Global gaming and esports are entering a cautious but still growing phase, shaped this week by big live events, platform partnerships, and shifting viewer behavior.
On the competitive side, League of Legends’ LEC 2026 Spring Final illustrated a key trend: peaks are getting higher while everyday engagement is softening. G2 Esports’ title win drew about 562,000 peak live viewers, roughly a 10 percent increase year over year, yet the average audience for the split slid below 200,000, signaling more “event driven” viewing and less week to week loyalty among fans. [1] This pattern supports what platforms and teams have been reporting since last year: audiences are increasingly selective, tuning in for marquee moments while skipping routine matches, which pressures leagues to condense formats and emphasize story driven showdowns.
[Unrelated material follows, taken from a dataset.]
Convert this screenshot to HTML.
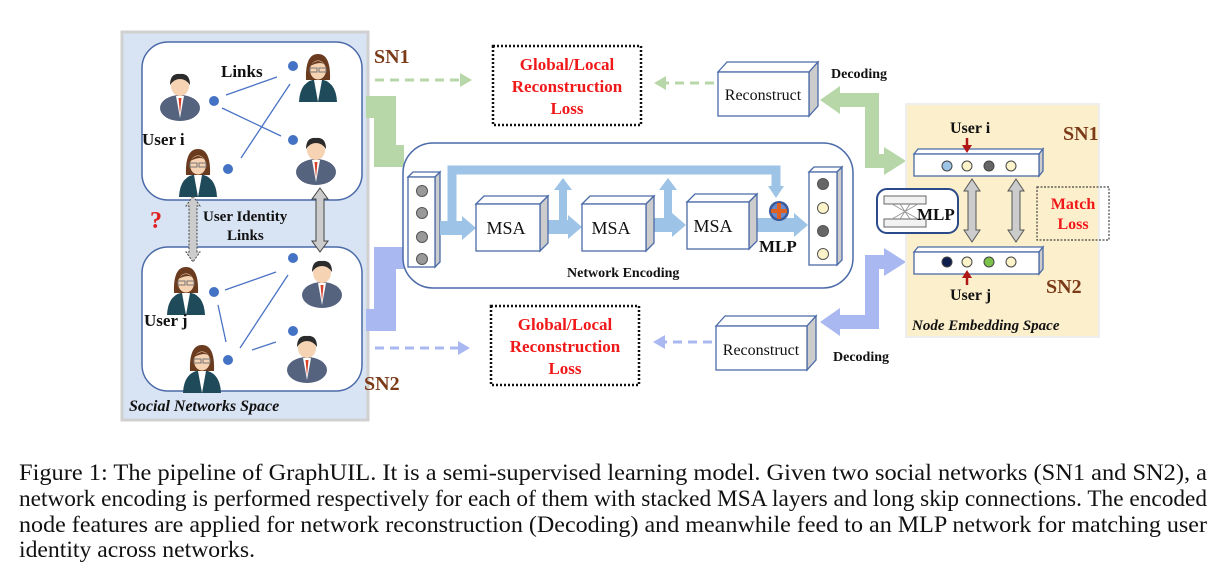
<!DOCTYPE html>
<html><head><meta charset="utf-8"><style>
html,body{margin:0;padding:0;background:#fff;width:1226px;height:574px;overflow:hidden}
svg{display:block}
text{font-family:"Liberation Serif",serif}
</style></head><body>
<svg width="1226" height="574" viewBox="0 0 1226 574" xmlns="http://www.w3.org/2000/svg">
<defs>
<g id="man">
  <ellipse cx="0" cy="20" rx="20" ry="13" fill="#55637f"/>
  <path d="M-4 8 L0 30 L4 8 Z" fill="#fff"/>
  <path d="M-1.5 10 L0 26 L1.5 10 Z" fill="#d9412b"/>
  <ellipse cx="0" cy="-2" rx="9" ry="10" fill="#f5d3b3"/>
  <path d="M-10 -3 Q-10 -15 0 -14 Q10 -15 10 -3 Q6 -9 0 -9 Q-6 -9 -10 -3 Z" fill="#2b2b2b"/>
</g>
<g id="woman">
  <path d="M-19 32 Q-18 10 0 9 Q18 10 19 32 Z" fill="#1e4a5a"/>
  <path d="M-4 10 L0 32 L4 10 Z" fill="#fff"/>
  <path d="M-12 10 Q-13 -16 0 -16 Q13 -16 12 10 Z" fill="#6b3b1f"/>
  <ellipse cx="0" cy="0" rx="8" ry="9.5" fill="#f5d3b3"/>
  <path d="M-8 -4 Q0 -14 8 -4 Q4 -10 -8 -4Z" fill="#6b3b1f"/>
  <rect x="-8" y="-2" width="7" height="4" fill="none" stroke="#777" stroke-width="1"/>
  <rect x="1" y="-2" width="7" height="4" fill="none" stroke="#777" stroke-width="1"/>
</g>
</defs>

<rect x="122" y="32" width="246" height="388" fill="#d8e3f3" stroke="#d0d0d0" stroke-width="3"/>
<rect x="142" y="42" width="220" height="158" rx="26" fill="#fff" stroke="#4a6aa8" stroke-width="1.5"/>
<rect x="142" y="247" width="220" height="144" rx="26" fill="#fff" stroke="#4a6aa8" stroke-width="1.5"/>
<g stroke="#4a72c4" stroke-width="1.3">
<line x1="226" y1="95" x2="277" y2="77"/><line x1="222" y1="108" x2="281" y2="136"/><line x1="241" y1="158" x2="290" y2="84"/>
<line x1="225" y1="290" x2="276" y2="272"/><line x1="218" y1="305" x2="226" y2="342"/><line x1="240" y1="348" x2="288" y2="275"/><line x1="252" y1="350" x2="276" y2="342"/>
</g>
<g fill="#4472c4">
<circle cx="214" cy="101" r="5"/><circle cx="293" cy="66" r="5"/><circle cx="293" cy="140" r="5"/><circle cx="228" cy="169" r="5"/>
<circle cx="293" cy="258" r="5"/><circle cx="214" cy="292" r="5"/><circle cx="293" cy="331" r="5"/><circle cx="228" cy="360" r="5"/>
</g>
<use href="#man" x="180" y="88"/><use href="#woman" x="318" y="70"/><use href="#man" x="316" y="152"/><use href="#woman" x="198" y="165"/>
<use href="#woman" x="186" y="283"/><use href="#man" x="322" y="275"/><use href="#woman" x="202" y="361"/><use href="#man" x="307" y="350"/>
<g font-weight="bold" font-size="17" fill="#111">
<text x="221" y="77">Links</text><text x="142" y="145">User i</text><text x="144" y="326">User j</text>
<text x="203" y="221" font-size="15">User Identity</text><text x="227" y="240" font-size="15">Links</text>
</g>
<text x="150" y="228" font-size="24" font-weight="bold" fill="#e02020">?</text>
<path d="M193 196 L200 206 L197 206 L197 252 L200 252 L193 262 L186 252 L189 252 L189 206 L186 206Z" fill="#ccc" stroke="#444" stroke-dasharray="2 1.5"/>
<path d="M320 188 L328 199 L324 199 L324 241 L328 241 L320 252 L312 241 L316 241 L316 199 L312 199Z" fill="#ccc" stroke="#444"/>
<text x="129" y="411" font-size="16" font-style="italic" font-weight="bold" fill="#111">Social Networks Space</text>

<text x="374" y="63" font-size="20" font-weight="bold" fill="#7b3a18">SN1</text>
<text x="364" y="390" font-size="20" font-weight="bold" fill="#7b3a18">SN2</text>

<polyline points="366,107 385,107 385,156 404,156" fill="none" stroke="#b7d7a8" stroke-width="22"/>
<polyline points="366,320 385,320 385,258 404,258" fill="none" stroke="#a9b8f0" stroke-width="22"/>
<polyline points="838,100 872,100 872,161 885,161" fill="none" stroke="#b7d7a8" stroke-width="14"/>
<path d="M820 100 L840 86 L840 114Z" fill="#b7d7a8"/><path d="M906 161 L884 147 L884 175Z" fill="#b7d7a8"/>
<polyline points="838,322 872,322 872,262 885,262" fill="none" stroke="#a9b8f0" stroke-width="14"/>
<path d="M820 322 L840 308 L840 336Z" fill="#a9b8f0"/><path d="M906 262 L884 248 L884 276Z" fill="#a9b8f0"/>

<line x1="375" y1="80" x2="462" y2="80" stroke="#b7d7a8" stroke-width="3" stroke-dasharray="9 6"/><path d="M472 80 L460 73 L460 87Z" fill="#b7d7a8"/>
<line x1="714" y1="83" x2="664" y2="83" stroke="#b7d7a8" stroke-width="3" stroke-dasharray="9 6"/><path d="M654 83 L666 76 L666 90Z" fill="#b7d7a8"/>
<line x1="375" y1="348" x2="458" y2="348" stroke="#a9b8f0" stroke-width="3" stroke-dasharray="9 6"/><path d="M470 348 L458 341 L458 355Z" fill="#a9b8f0"/>
<line x1="712" y1="342" x2="664" y2="342" stroke="#a9b8f0" stroke-width="3" stroke-dasharray="9 6"/><path d="M653 342 L665 335 L665 349Z" fill="#a9b8f0"/>

<rect x="493" y="46" width="148" height="79" fill="#fff" stroke="#111" stroke-width="2.5" stroke-dasharray="2 2"/>
<g font-weight="bold" font-size="17" fill="#f01818" text-anchor="middle">
<text x="567" y="70">Global/Local</text><text x="567" y="92">Reconstruction</text><text x="567" y="114">Loss</text>
</g>
<rect x="491" y="306" width="148" height="79" fill="#fff" stroke="#111" stroke-width="2.5" stroke-dasharray="2 2"/>
<g font-weight="bold" font-size="17" fill="#f01818" text-anchor="middle">
<text x="565" y="330">Global/Local</text><text x="565" y="352">Reconstruction</text><text x="565" y="374">Loss</text>
</g>

<g stroke="#4a6aa8" stroke-width="1.3">
<path d="M718 72 L727 62 L818 62 L809 72Z" fill="#fff"/><path d="M809 72 L818 62 L818 106 L809 116Z" fill="#ccc"/>
<rect x="718" y="72" width="91" height="44" fill="#fff"/>
<path d="M716 326 L725 316 L816 316 L807 326Z" fill="#fff"/><path d="M807 326 L816 316 L816 360 L807 370Z" fill="#ccc"/>
<rect x="716" y="326" width="91" height="44" fill="#fff"/>
</g>
<text x="763" y="100" font-size="16" text-anchor="middle" fill="#111">Reconstruct</text>
<text x="761" y="355" font-size="16" text-anchor="middle" fill="#111">Reconstruct</text>
<text x="831" y="78" font-size="14" font-weight="bold" fill="#111">Decoding</text>
<text x="833" y="361" font-size="14" font-weight="bold" fill="#111">Decoding</text>

<rect x="403" y="143" width="450" height="145" rx="30" fill="#fff" stroke="#4a6aa8" stroke-width="1.5"/>
<g stroke="#4a6aa8" stroke-width="1.3">
<path d="M408 177 L413 172 L440 172 L435 177Z" fill="#fff"/><path d="M435 177 L440 172 L440 262 L435 267Z" fill="#ccc"/>
<rect x="408" y="177" width="27" height="90" fill="#fff"/>
</g>
<g fill="#999" stroke="#555"><circle cx="422" cy="191" r="5.5"/><circle cx="422" cy="213" r="5.5"/><circle cx="422" cy="237" r="5.5"/><circle cx="422" cy="259" r="5.5"/></g>
<polyline points="452,228 452,170 776,170 776,188" fill="none" stroke="#9dc3e6" stroke-width="9"/>
<path d="M776 198 L768 186 L784 186Z" fill="#9dc3e6"/>
<line x1="440" y1="228" x2="464" y2="228" stroke="#9dc3e6" stroke-width="14"/><path d="M476 228 L462 216 L462 240Z" fill="#9dc3e6"/>
<line x1="543" y1="227" x2="570" y2="227" stroke="#9dc3e6" stroke-width="14"/><path d="M582 227 L568 215 L568 239Z" fill="#9dc3e6"/>
<line x1="648" y1="225" x2="674" y2="225" stroke="#9dc3e6" stroke-width="14"/><path d="M686 225 L672 213 L672 237Z" fill="#9dc3e6"/>
<line x1="752" y1="225" x2="796" y2="225" stroke="#9dc3e6" stroke-width="14"/><path d="M808 225 L794 213 L794 237Z" fill="#9dc3e6"/>
<line x1="563" y1="222" x2="563" y2="186" stroke="#9dc3e6" stroke-width="8"/><path d="M563 178 L554 190 L572 190Z" fill="#9dc3e6"/>
<line x1="668" y1="220" x2="668" y2="186" stroke="#9dc3e6" stroke-width="8"/><path d="M668 178 L659 190 L677 190Z" fill="#9dc3e6"/>
<g stroke="#4a6aa8" stroke-width="1.3">
<path d="M476 204 L484 196 L548 196 L540 204Z" fill="#fff"/><path d="M540 204 L548 196 L548 243 L540 251Z" fill="#ccc"/><rect x="476" y="204" width="64" height="47" fill="#fff"/>
<path d="M582 204 L590 196 L654 196 L646 204Z" fill="#fff"/><path d="M646 204 L654 196 L654 243 L646 251Z" fill="#ccc"/><rect x="582" y="204" width="64" height="47" fill="#fff"/>
<path d="M687 202 L695 194 L757 194 L749 202Z" fill="#fff"/><path d="M749 202 L757 194 L757 241 L749 249Z" fill="#ccc"/><rect x="687" y="202" width="62" height="47" fill="#fff"/>
</g>
<g font-size="18" fill="#111" text-anchor="middle"><text x="506" y="234">MSA</text><text x="611" y="234">MSA</text><text x="713" y="232">MSA</text></g>
<circle cx="779" cy="211" r="10" fill="#3a5a9a"/><circle cx="779" cy="211" r="7.5" fill="#6a8acc"/>
<path d="M777 203 h4 v6 h6 v4 h-6 v6 h-4 v-6 h-6 v-4 h6Z" fill="#e06020"/>
<text x="759" y="252" font-size="17" font-weight="bold" fill="#111">MLP</text>
<text x="567" y="277" font-size="14" font-weight="bold" fill="#111">Network Encoding</text>
<g stroke="#4a6aa8" stroke-width="1.3">
<path d="M809 172 L814 167 L842 167 L837 172Z" fill="#fff"/><path d="M837 172 L842 167 L842 260 L837 265Z" fill="#ccc"/>
<rect x="809" y="172" width="28" height="93" fill="#fff"/>
</g>
<g stroke="#555"><circle cx="823" cy="184" r="5.5" fill="#666"/><circle cx="823" cy="208" r="5.5" fill="#fdf3c8"/><circle cx="823" cy="231" r="5.5" fill="#666"/><circle cx="823" cy="254" r="5.5" fill="#fdf3c8"/></g>

<rect x="906" y="104" width="193" height="233" fill="#fcefcb" stroke="#eee" stroke-width="2"/>
<text x="1063" y="140" font-size="20" font-weight="bold" fill="#7b3a18">SN1</text>
<text x="1046" y="293" font-size="20" font-weight="bold" fill="#7b3a18">SN2</text>
<text x="950" y="133" font-size="16" font-weight="bold" fill="#111">User i</text>
<text x="950" y="300" font-size="16" font-weight="bold" fill="#111">User j</text>
<g stroke="#4a6aa8" stroke-width="1.3">
<path d="M914 154 L918 149 L1043 149 L1039 154Z" fill="#fff"/><path d="M1039 154 L1043 149 L1043 171 L1039 176Z" fill="#ccc"/><rect x="914" y="154" width="125" height="22" fill="#fff"/>
<path d="M914 252 L918 247 L1043 247 L1039 252Z" fill="#fff"/><path d="M1039 252 L1043 247 L1043 269 L1039 274Z" fill="#ccc"/><rect x="914" y="252" width="125" height="22" fill="#fff"/>
</g>
<g stroke="#444"><circle cx="947" cy="166" r="5" fill="#9dc3e6"/><circle cx="967" cy="166" r="5" fill="#fdf3c8"/><circle cx="989" cy="166" r="5" fill="#666"/><circle cx="1011" cy="166" r="5" fill="#fdf3c8"/>
<circle cx="947" cy="262" r="5" fill="#0d1e4e"/><circle cx="967" cy="262" r="5" fill="#fdf3c8"/><circle cx="989" cy="262" r="5" fill="#7cc14a"/><circle cx="1011" cy="262" r="5" fill="#fdf3c8"/></g>
<line x1="967" y1="138" x2="967" y2="147" stroke="#b01818" stroke-width="2.5"/><path d="M967 153 L962 145 L972 145Z" fill="#b01818"/>
<line x1="967" y1="285" x2="967" y2="276" stroke="#b01818" stroke-width="2.5"/><path d="M967 270 L962 278 L972 278Z" fill="#b01818"/>
<path d="M972 179 L980 191 L976 191 L976 230 L980 230 L972 242 L964 230 L968 230 L968 191 L964 191Z" fill="#ccc" stroke="#555"/>
<path d="M1016 179 L1024 191 L1020 191 L1020 230 L1024 230 L1016 242 L1008 230 L1012 230 L1012 191 L1008 191Z" fill="#ccc" stroke="#555"/>
<rect x="1037" y="187" width="72" height="53" fill="none" stroke="#444" stroke-width="1.2" stroke-dasharray="2 1.5"/>
<text x="1073" y="209" font-size="16" font-weight="bold" fill="#f01818" text-anchor="middle">Match</text>
<text x="1073" y="229" font-size="16" font-weight="bold" fill="#f01818" text-anchor="middle">Loss</text>
<rect x="877" y="189" width="81" height="44" rx="10" fill="#fff" stroke="#2a4a8a" stroke-width="2"/>
<g stroke="#666" fill="#f2f2f2"><rect x="884" y="196" width="42" height="8"/><rect x="884" y="219" width="42" height="8"/></g>
<path d="M892 204 L918 219 M918 204 L892 219 M900 204 L910 219 M910 204 L900 219" stroke="#999"/>
<text x="917" y="220" font-size="17" font-weight="bold" fill="#111">MLP</text>
<text x="912" y="330" font-size="15" font-style="italic" font-weight="bold" fill="#111">Node Embedding Space</text>

<g font-size="23" fill="#111">
<text x="19" y="480" textLength="1188" lengthAdjust="spacingAndGlyphs">Figure 1: The pipeline of GraphUIL. It is a semi-supervised learning model. Given two social networks (SN1 and SN2), a</text>
<text x="19" y="506" textLength="1188" lengthAdjust="spacingAndGlyphs">network encoding is performed respectively for each of them with stacked MSA layers and long skip connections. The encoded</text>
<text x="19" y="532" textLength="1188" lengthAdjust="spacingAndGlyphs">node features are applied for network reconstruction (Decoding) and meanwhile feed to an MLP network for matching user</text>
<text x="19" y="557" textLength="236" lengthAdjust="spacingAndGlyphs">identity across networks.</text>
</g>
</svg>
</body></html>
Meanwhile, game publishers and sports rights holders are leaning hard into UGC platforms to reach younger and more casual fans. On Roblox, FIFA and Gamefam just launched the official FIFA World Cup 2026 event centered on FIFA Super Soccer, integrating World Cup content across six of Roblox’s largest experiences. Together these games already generate about 28 million gameplay sessions each week, and the activation adds a tournament hub, live scores and standings, and limited time cosmetic rewards. [2] This is a clear example of traditional sports bodies treating gaming platforms as primary fan engagement channels instead of secondary marketing.
Commercially, this Roblox World Cup project highlights a broader pivot from pure sponsorships toward interactive, persistent experiences that can be monetized through digital items. In practical terms, it blurs the line between sports gaming, esports, and live events: players are not just watching the World Cup; they are playing it daily inside a shared virtual ecosystem.
Compared with reporting earlier this year, there is less news of mega franchise sales or new esports leagues launching, and more of incremental partnerships and content integrations like FIFA’s Roblox push. That shift suggests investors and publishers are prioritizing lower risk, high engagement activations over large standalone esports bets. At the same time, rising peaks for flagship finals alongside softer averages point to a consolidation around a smaller number of must watch events, with industry leaders responding by doubling down on crossover experiences and high impact tentpoles rather than broad expansion.